4) Boss fights. (Always the last zone.)
We need more variety. Maybe some that are rare, like the Spelunky “undead” level type that randomly pops up once every few games. Maybe some doors should be mysteries so the player doesn’t know what they’re going to get. More variety = more interesting.
6. Spawn points should play a little animation/light sequence and say “checkpoint activated” or something, so players know what they are.
The game is a rogue-like. But you can buy a warranty for your robot so that if you die you respawn at the start of the level. (These warranties can only be purchased at shops, and escalate in price, so you can’t just trivialize death with warranties. This takes the harsh edge off of death, while still requiring you to master the game in order to have a serious chance of reaching the end.)

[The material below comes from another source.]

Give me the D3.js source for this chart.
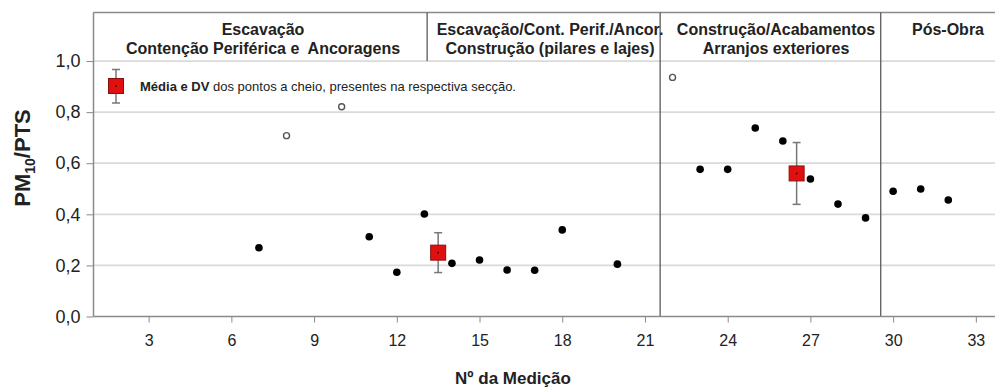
<!DOCTYPE html>
<html><head><meta charset="utf-8">
<script src="https://cdn.jsdelivr.net/npm/d3@7"></script>
<style>
html,body{margin:0;padding:0;background:#fff;}
svg{display:block;font-family:"Liberation Sans",Arial,sans-serif;}
</style></head><body>
<svg id="c" width="995" height="388"></svg>
<script>
// ---- data ----
const filledX = [7,11,12,13,14,15,16,17,18,20,23,24,25,26,27,28,29,30,31,32];
const filledY = [0.269,0.312,0.173,0.401,0.208,0.221,0.182,0.181,0.339,0.205,0.576,0.576,0.738,0.687,0.538,0.440,0.386,0.490,0.499,0.456];
const openX = [8,10,22];
const openY = [0.708,0.821,0.936];
const meanX = [13.5,26.5];
const meanY = [0.250,0.560];
const meanSD = [0.078,0.121];
const xTicks = [3,6,9,12,15,18,21,24,27,30,33];
const yTicks = [0,0.2,0.4,0.6,0.8,1.0];
const dividers = [21.55,29.55];
const headerDivider = [13.1];
const headers = [
  {cx:263, lines:["Escavação","Contenção Periférica e  Ancoragens"]},
  {cx:550, lines:["Escavação/Cont. Perif./Ancor.","Construção (pilares e lajes)"]},
  {cx:776, lines:["Construção/Acabamentos","Arranjos exteriores"]},
  {cx:948, lines:["Pós-Obra"]}
];

// ---- layout ----
const svg = d3.select("#c");
const x = d3.scaleLinear().domain([1,35]).range([93.5,1031]);
const y = d3.scaleLinear().domain([0,1.19]).range([316.5,12.5]);
const L = x(1), R = 995, T = y(1.19), B = y(0);

// gridlines
svg.append("g").selectAll("line").data(yTicks.filter(d=>d>0)).join("line")
  .attr("x1",L).attr("x2",R).attr("y1",d=>y(d)).attr("y2",d=>y(d))
  .attr("stroke","#dadada").attr("stroke-width",1.8);

// top border
svg.append("line").attr("x1",L).attr("x2",R).attr("y1",T).attr("y2",T)
  .attr("stroke","#8a8a8a").attr("stroke-width",1.5);

// section dividers
svg.append("g").selectAll("line").data(dividers).join("line")
  .attr("x1",d=>x(d)).attr("x2",d=>x(d)).attr("y1",T).attr("y2",B)
  .attr("stroke","#5a5a5a").attr("stroke-width",1.3);
svg.append("g").selectAll("line").data(headerDivider).join("line")
  .attr("x1",d=>x(d)).attr("x2",d=>x(d)).attr("y1",T).attr("y2",y(1.0))
  .attr("stroke","#5a5a5a").attr("stroke-width",1.3);

// axes
const xAxis = svg.append("g").attr("transform",`translate(0,${B})`)
  .call(d3.axisBottom(x).tickValues(xTicks).tickSize(6).tickPadding(12).tickSizeOuter(0));
xAxis.select(".domain").attr("d",`M${L},0H${R}`).attr("stroke","#8a8a8a").attr("stroke-width",1.5);
xAxis.selectAll(".tick line").attr("stroke","#8a8a8a");
xAxis.selectAll("text").attr("font-size",16).attr("fill","#222");

const yAxis = svg.append("g").attr("transform",`translate(${L},0)`)
  .call(d3.axisLeft(y).tickValues(yTicks).tickSize(7).tickPadding(6)
    .tickFormat(d=>d3.format(".1f")(d).replace(".",",")).tickSizeOuter(0));
yAxis.select(".domain").attr("d",`M0,${T}V${B}`).attr("stroke","#8a8a8a").attr("stroke-width",1.5);
yAxis.selectAll(".tick line").attr("stroke","#8a8a8a");
yAxis.selectAll("text").attr("font-size",18).attr("fill","#222");

// headers
headers.forEach(h=>{
  h.lines.forEach((t,i)=>{
    svg.append("text").attr("x",h.cx).attr("y",35+i*19)
      .attr("text-anchor","middle").attr("font-size",16).attr("font-weight","bold")
      .attr("fill","#222").style("white-space","pre").text(t);
  });
});

// open points
svg.append("g").selectAll("circle").data(openX).join("circle")
  .attr("cx",d=>x(d)).attr("cy",(d,i)=>y(openY[i])).attr("r",3)
  .attr("fill","#fff").attr("stroke","#555").attr("stroke-width",1.4);

// filled points
svg.append("g").selectAll("circle").data(filledX).join("circle")
  .attr("cx",d=>x(d)).attr("cy",(d,i)=>y(filledY[i])).attr("r",3.8)
  .attr("fill","#000");

// mean markers with SD
function meanMarker(g, cx, cy, top, bot){
  g.append("line").attr("x1",cx).attr("x2",cx).attr("y1",top).attr("y2",bot)
    .attr("stroke","#777").attr("stroke-width",1.5);
  [top,bot].forEach(v=>g.append("line").attr("x1",cx-4).attr("x2",cx+4).attr("y1",v).attr("y2",v)
    .attr("stroke","#777").attr("stroke-width",1.5));
  g.append("rect").attr("x",cx-7.5).attr("y",cy-7.5).attr("width",15).attr("height",15)
    .attr("fill","#e01010").attr("stroke","#8a1010").attr("stroke-width",1);
  g.append("circle").attr("cx",cx).attr("cy",cy).attr("r",0.9).attr("fill","#400");
}
const mg = svg.append("g");
meanX.forEach((mx,i)=>meanMarker(mg, x(mx), y(meanY[i]), y(meanY[i]+meanSD[i]), y(meanY[i]-meanSD[i])));

// legend
const lg = svg.append("g");
meanMarker(lg, 116, 86, 69.5, 103);
const lt = lg.append("text").attr("x",140).attr("y",90.5).attr("font-size",13.5).attr("fill","#222")
  .attr("font-family","'Liberation Sans Narrow','Liberation Sans',Arial,sans-serif");
lt.append("tspan").attr("font-weight","bold").text("Média e DV");
lt.append("tspan").text(" dos pontos a cheio, presentes na respectiva secção.");
lt.attr("textLength",376).attr("lengthAdjust","spacingAndGlyphs");

// axis titles
const yt = svg.append("text").attr("transform","translate(30,158) rotate(-90)")
  .attr("text-anchor","middle").attr("font-size",22).attr("font-weight","bold").attr("fill","#222");
yt.append("tspan").text("PM");
yt.append("tspan").attr("font-size",14).attr("dy",5).text("10");
yt.append("tspan").attr("dy",-5).text("/PTS");

svg.append("text").attr("x",513).attr("y",384).attr("text-anchor","middle")
  .attr("font-size",17).attr("font-weight","bold").attr("fill","#222").text("Nº da Medição");
</script>
</body></html>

We need to communicate to the player what’s going on with this respawn machine. We could call the respawn machine “repair station”, but then players will try to interact with it, hoping for repairs.
Essentially, shooting everything should do something because players shoot everything. Everything that does something should react to the player shooting it, hopefully in a manner that shows what it actually does.
7. Basically, EVERYTHING needs to be interactive.
As Arvind said in a meeting, “Our game only has one verb.” The player can only shoot things. So we need to make the game responsive to that. This doesn’t mean everything needs to be destructible. But it does mean that everything needs to react to bullets in some way.
So that’s how things went at EGX. Arvind says people’s reactions were “very positive”. So I think we’re on the right track.